Please read the project report available in main directory to find out more about the subject and how we approach it.
This project is based on a scientific publication [1] and a Kaggle competition [2] that took place from March 9 to May 26, 2020.
[1] Ranjita Thapa, Noah Snavely, Serge Belongie, and Awais Khan. The plant pathology 2020 challenge dataset to classify foliar disease of apples, 2020.
[2] Kaggle - plant pathology 2020 - Link : https://www.kaggle.com/c/plant-pathology-2020-fgvc7/overview.
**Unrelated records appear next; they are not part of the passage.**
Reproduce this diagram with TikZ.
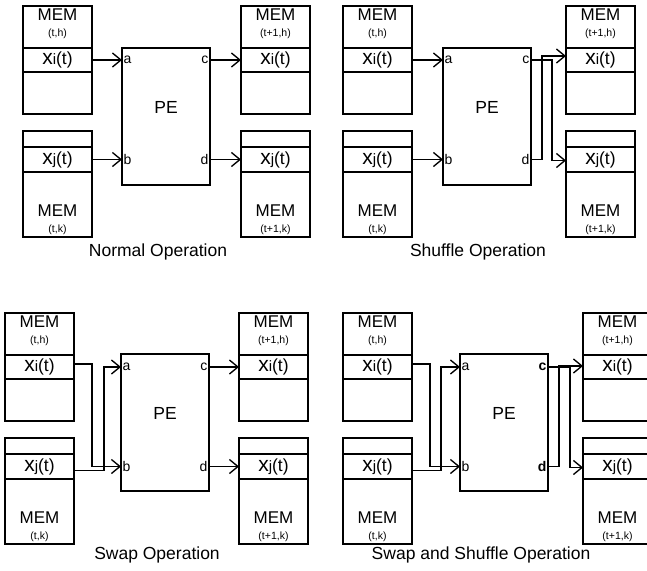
\documentclass[tikz,border=0pt]{standalone}
\usepackage{fontspec}
\setmainfont{Liberation Sans}
\usetikzlibrary{arrows.meta,positioning}
\tikzset{
    memcell/.style={draw,line width=1.35pt,minimum width=69pt,inner sep=0pt,outer sep=0pt},
    pebox/.style={draw,line width=1.35pt,minimum width=88pt,minimum height=137pt,
      inner sep=0pt,outer sep=0pt},
    memname/.style={inner sep=0pt,font=\fontsize{17}{17}\selectfont},
    memsub/.style={inner sep=0pt,font=\fontsize{10.5}{10.5}\selectfont},
    pename/.style={inner sep=0pt,font=\fontsize{17.5}{17.5}\selectfont},
    port/.style={inner sep=1.5pt,font=\fontsize{14}{14}\selectfont},
    boldport/.style={port,font=\fontsize{14}{14}\selectfont\bfseries},
    wire/.style={line width=1.35pt,-{Straight Barb[length=8.5pt,width=14pt]}},
    caption/.style={font=\fontsize{17.5}{17.5}\selectfont}
}
% x_i(t) / x_j(t) as printed in the rows
\newcommand{\xit}[1]{{\fontsize{21}{21}\selectfont x}{\fontsize{15}{15}\selectfont #1}{\fontsize{17.5}{17.5}\selectfont(t)}}
% memory with the row near the top: name, west x, top y, time
\newcommand{\memhi}[4]{%
  \node[memcell,minimum height=42pt,anchor=north west] (#1top) at (#2,#3) {};
  \node[memcell,minimum height=24pt,below=0pt of #1top] (#1) {\xit{i}};
  \node[memcell,minimum height=42pt,below=0pt of #1] (#1bot) {};
  \node[memname] (#1mem) at ([yshift=-9pt]#1top.north) {MEM};
  \node[memsub] (#1sub) at ([yshift=-28pt]#1top.north) {(#4,h)};
}
% memory with the row near the bottom
\newcommand{\memlo}[4]{%
  \node[memcell,minimum height=16pt,anchor=north west] (#1top) at (#2,#3) {};
  \node[memcell,minimum height=25pt,below=0pt of #1top] (#1) {\xit{j}};
  \node[memcell,minimum height=65pt,below=0pt of #1] (#1bot) {};
  \node[memname] (#1mem) at ([yshift=26pt]#1bot.south) {MEM};
  \node[memsub] (#1sub) at ([yshift=7.5pt]#1bot.south) {(#4,k)};
}

\begin{document}
\begin{tikzpicture}[x=1pt,y=-1pt]
  \clip (0,0) rectangle (647,570);

  % normal operation
  \memhi{l1i}{23}{6}{t}
  \memlo{l1j}{23}{131}{t}
  \memhi{r1i}{241}{6}{t+1}
  \memlo{r1j}{241}{131}{t+1}
  \node[pebox,anchor=north west] (pe1) at (122,48) {};
  \node[pename] (pe1l) at ([yshift=9pt]pe1.center) {PE};
  \node[port,anchor=west] (pe1a) at (pe1.west |- l1i) {a};
  \node[port,anchor=west] (pe1b) at (pe1.west |- l1j) {b};
  \node[port,anchor=east] (pe1c) at (pe1.east |- r1i) {c};
  \node[port,anchor=east] (pe1d) at (pe1.east |- r1j) {d};
  \draw[wire] (l1i.east) -- (pe1a.west);
  \draw[wire] (l1j.east) -- (pe1b.west);
  \draw[wire] (pe1c.east) -- (r1i.west);
  \draw[wire] (pe1d.east) -- (r1j.west);
  \node[caption] (cap1) at (158,252) {Normal Operation};

  % shuffle operation
  \memhi{l2i}{343}{6}{t}
  \memlo{l2j}{343}{131}{t}
  \memhi{r2i}{566}{6}{t+1}
  \memlo{r2j}{566}{131}{t+1}
  \node[pebox,anchor=north west] (pe2) at (443,48) {};
  \node[pename] (pe2l) at ([yshift=9pt]pe2.center) {PE};
  \node[port,anchor=west] (pe2a) at (pe2.west |- l2i) {a};
  \node[port,anchor=west] (pe2b) at (pe2.west |- l2j) {b};
  \node[port,anchor=east] (pe2c) at (pe2.east |- r2i) {c};
  \node[port,anchor=east] (pe2d) at (pe2.east |- r2j) {d};
  \draw[wire] (l2i.east) -- (pe2a.west);
  \draw[wire] (l2j.east) -- (pe2b.west);
  \draw[wire] (pe2c.east) -- ++(21,0) |- ([yshift=-1pt]r2j.west);
  \draw[wire] (pe2d.east) -- ++(11,0) |- ([yshift=4pt]r2i.west);
  \node[caption] (cap2) at (478,252) {Shuffle Operation};

  % swap operation
  \memhi{l3i}{5}{313}{t}
  \memlo{l3j}{5}{438}{t}
  \memhi{r3i}{239}{313}{t+1}
  \memlo{r3j}{239}{438}{t+1}
  \node[pebox,anchor=north west] (pe3) at (121,354) {};
  \node[pename] (pe3l) at ([yshift=9pt]pe3.center) {PE};
  \node[port,anchor=west] (pe3a) at (pe3.west |- l3i) {a};
  \node[port,anchor=west] (pe3b) at (pe3.west |- l3j) {b};
  \node[port,anchor=east] (pe3c) at (pe3.east |- r3i) {c};
  \node[port,anchor=east] (pe3d) at (pe3.east |- r3j) {d};
  \draw[wire] ([yshift=3pt]l3i.east) -- ++(18,0) |- (pe3b.west);
  \draw[wire] ([yshift=-4pt]l3j.east) -- ++(30,0) |- (pe3a.west);
  \draw[wire] (pe3c.east) -- (r3i.west);
  \draw[wire] (pe3d.east) -- (r3j.west);
  \node[caption] (cap3) at (157,555) {Swap Operation};

  % swap and shuffle operation
  \memhi{l4i}{343}{313}{t}
  \memlo{l4j}{343}{438}{t}
  \memhi{r4i}{583}{313}{t+1}
  \memlo{r4j}{583}{438}{t+1}
  \node[pebox,anchor=north west] (pe4) at (460,354) {};
  \node[pename] (pe4l) at ([yshift=9pt]pe4.center) {PE};
  \node[port,anchor=west] (pe4a) at (pe4.west |- l4i) {a};
  \node[port,anchor=west] (pe4b) at (pe4.west |- l4j) {b};
  \node[boldport,anchor=east] (pe4c) at (pe4.east |- r4i) {c};
  \node[boldport,anchor=east] (pe4d) at (pe4.east |- r4j) {d};
  \draw[wire] ([yshift=3pt]l4i.east) -- ++(18,0) |- (pe4b.west);
  \draw[wire] ([yshift=-4pt]l4j.east) -- ++(29,0) |- (pe4a.west);
  \draw[wire] (pe4c.east) -- ++(22,0) |- ([yshift=-1pt]r4j.west);
  \draw[wire] (pe4d.east) -- ++(11,0) |- ([yshift=1pt]r4i.west);
  \node[caption] (cap4) at (481,555) {Swap and Shuffle Operation};
\end{tikzpicture}
\end{document}
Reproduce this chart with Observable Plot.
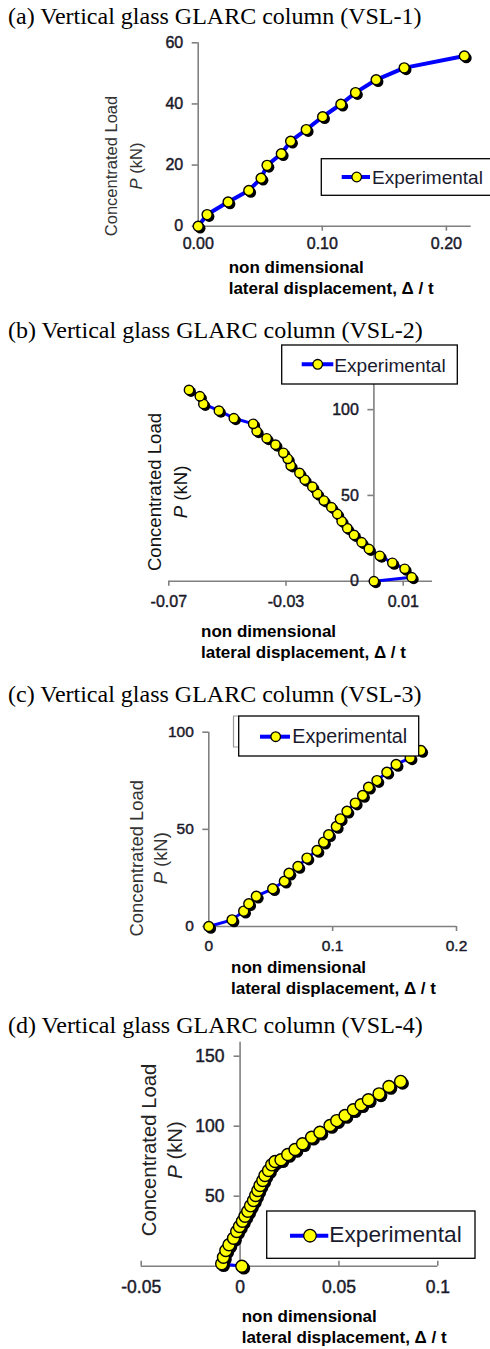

The code associated with the project is organized as follows:
- Data augmentation (from images directly, locally): data_augmenting.py
- Creation of datasets (from previous images stored at the following git - https://gitlab.binets.fr/paul.calot-plaetevoet/plantpathology_2020.git): creatingDatasets.ipynb
- Development of architectures. The selected notebooks are as follows:
- resnet50.ipynb
- googlenet.ipynb
- vgg16.ipynb
- efnetb3.ipynb
- processing_resnet50_definitive.ipynb
- processing_resnet50_3classes.ipynb
A drive with the following datasets, in torch.dataset format, is also available at the following address: https://drive.google.com/drive/folders/1xTUMQhu-JbkTSriWoLJxmJXrj5jnrKym?usp=sharing
-
Testing sets:
- testing_set_3classes
- testing_set_1400 (77-23% split)
- testing_set_60 (60-40% split)
-
Training sets:
- dataset_8 (77-23% split)
- dataset_4 (77-23% split)
- dataset_6 (60-40% split)
- dataset_3classes (77-23% split)
- dataset_0 (77-23 split)
Whether on the git or on the drive, not all the datasets created are available: for reasons of available memory, we have only put the most relevant.